Structure for preventing involvement of anti-social forces in the business activities and damage from such forces
1. The Company shall not have any relationship with anti-social forces. In order to respond to unjust requests from anti-social forces throughout the organization, the Company shall, based on the Ethical Code and other regulations of the Company, take legal measures from both civil and criminal sides, and refuse any unjust request. The Company shall also engage in education of its staff and employees through internal training.
2. Any person is required to report immediately to his/her superior when he/she has contact with anti-social forces or forces suspected to be anti-social forces; and the superior shall report it to a Person Responsible for Prevention of Unjust Request; who shall report to the Board of Directors about the beginning, progress, and results, etc. relating to the response to the unjust request from anti-social forces.

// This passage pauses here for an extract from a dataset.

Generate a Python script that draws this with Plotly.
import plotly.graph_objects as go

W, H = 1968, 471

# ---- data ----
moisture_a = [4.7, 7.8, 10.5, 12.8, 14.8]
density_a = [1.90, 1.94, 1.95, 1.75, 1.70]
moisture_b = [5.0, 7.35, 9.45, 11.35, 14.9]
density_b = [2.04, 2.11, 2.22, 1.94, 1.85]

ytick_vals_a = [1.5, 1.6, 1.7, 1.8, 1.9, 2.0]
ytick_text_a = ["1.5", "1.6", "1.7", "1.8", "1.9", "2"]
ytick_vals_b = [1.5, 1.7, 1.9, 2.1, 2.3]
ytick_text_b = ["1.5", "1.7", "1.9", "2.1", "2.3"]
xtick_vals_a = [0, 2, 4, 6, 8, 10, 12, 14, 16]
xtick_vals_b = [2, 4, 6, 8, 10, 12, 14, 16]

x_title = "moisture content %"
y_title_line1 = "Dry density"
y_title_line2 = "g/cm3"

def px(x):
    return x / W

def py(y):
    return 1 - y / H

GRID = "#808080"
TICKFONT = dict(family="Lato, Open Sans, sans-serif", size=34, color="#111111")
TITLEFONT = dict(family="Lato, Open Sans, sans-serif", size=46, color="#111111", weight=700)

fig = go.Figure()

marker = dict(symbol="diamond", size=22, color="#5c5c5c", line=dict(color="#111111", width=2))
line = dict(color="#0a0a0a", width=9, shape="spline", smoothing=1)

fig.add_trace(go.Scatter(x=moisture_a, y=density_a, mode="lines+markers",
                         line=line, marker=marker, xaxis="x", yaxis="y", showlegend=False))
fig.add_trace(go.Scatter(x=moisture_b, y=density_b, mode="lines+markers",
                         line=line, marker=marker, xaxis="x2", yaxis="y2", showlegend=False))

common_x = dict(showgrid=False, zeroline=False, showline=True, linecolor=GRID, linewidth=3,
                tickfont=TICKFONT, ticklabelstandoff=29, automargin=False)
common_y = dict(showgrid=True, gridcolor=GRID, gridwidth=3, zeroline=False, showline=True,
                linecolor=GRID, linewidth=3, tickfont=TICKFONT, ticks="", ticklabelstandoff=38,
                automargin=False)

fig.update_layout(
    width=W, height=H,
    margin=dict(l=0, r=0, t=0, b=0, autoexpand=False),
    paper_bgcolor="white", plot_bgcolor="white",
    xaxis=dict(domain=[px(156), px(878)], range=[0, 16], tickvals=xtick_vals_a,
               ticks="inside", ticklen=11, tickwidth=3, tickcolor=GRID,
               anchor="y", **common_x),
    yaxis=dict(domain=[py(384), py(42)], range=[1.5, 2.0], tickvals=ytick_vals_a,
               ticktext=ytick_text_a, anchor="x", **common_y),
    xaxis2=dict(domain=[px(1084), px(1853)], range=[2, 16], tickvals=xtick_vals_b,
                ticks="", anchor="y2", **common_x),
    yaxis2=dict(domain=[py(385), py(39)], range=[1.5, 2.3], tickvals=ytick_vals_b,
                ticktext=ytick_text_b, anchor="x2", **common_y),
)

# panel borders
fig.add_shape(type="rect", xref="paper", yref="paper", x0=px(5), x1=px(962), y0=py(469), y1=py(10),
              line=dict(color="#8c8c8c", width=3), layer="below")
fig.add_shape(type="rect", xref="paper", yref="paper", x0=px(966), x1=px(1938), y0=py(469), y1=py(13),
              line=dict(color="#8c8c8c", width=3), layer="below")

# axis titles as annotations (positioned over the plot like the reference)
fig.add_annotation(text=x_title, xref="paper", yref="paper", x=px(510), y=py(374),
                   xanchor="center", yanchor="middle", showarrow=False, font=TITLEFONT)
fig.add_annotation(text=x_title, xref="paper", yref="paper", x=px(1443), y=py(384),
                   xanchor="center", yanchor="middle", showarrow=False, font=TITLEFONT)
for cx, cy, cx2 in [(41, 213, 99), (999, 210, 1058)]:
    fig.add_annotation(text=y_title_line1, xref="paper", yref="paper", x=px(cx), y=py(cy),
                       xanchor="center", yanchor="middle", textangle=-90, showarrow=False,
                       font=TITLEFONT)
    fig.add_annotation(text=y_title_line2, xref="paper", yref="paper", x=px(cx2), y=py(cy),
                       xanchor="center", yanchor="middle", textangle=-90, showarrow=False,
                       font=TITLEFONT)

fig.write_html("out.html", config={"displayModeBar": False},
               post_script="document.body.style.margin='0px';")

If there is a risk of incurring damage or if damage has been incurred, the Person Responsible for Prevention of Unjust Request shall share the information and coordinate with police, securities agent, legal firm and other professional agent, and shall implement legal measures maintaining the safety of the Company and other persons concerned.
Structure for securing reliability of financial reporting
In order to secure reliability of financial reporting, the Company shall establish an internal control system aiming at effective and proper submission of the Internal Control Report based on the Financial Instruments and Exchange Act, continuously evaluate the system’s proper function and make necessary revisions.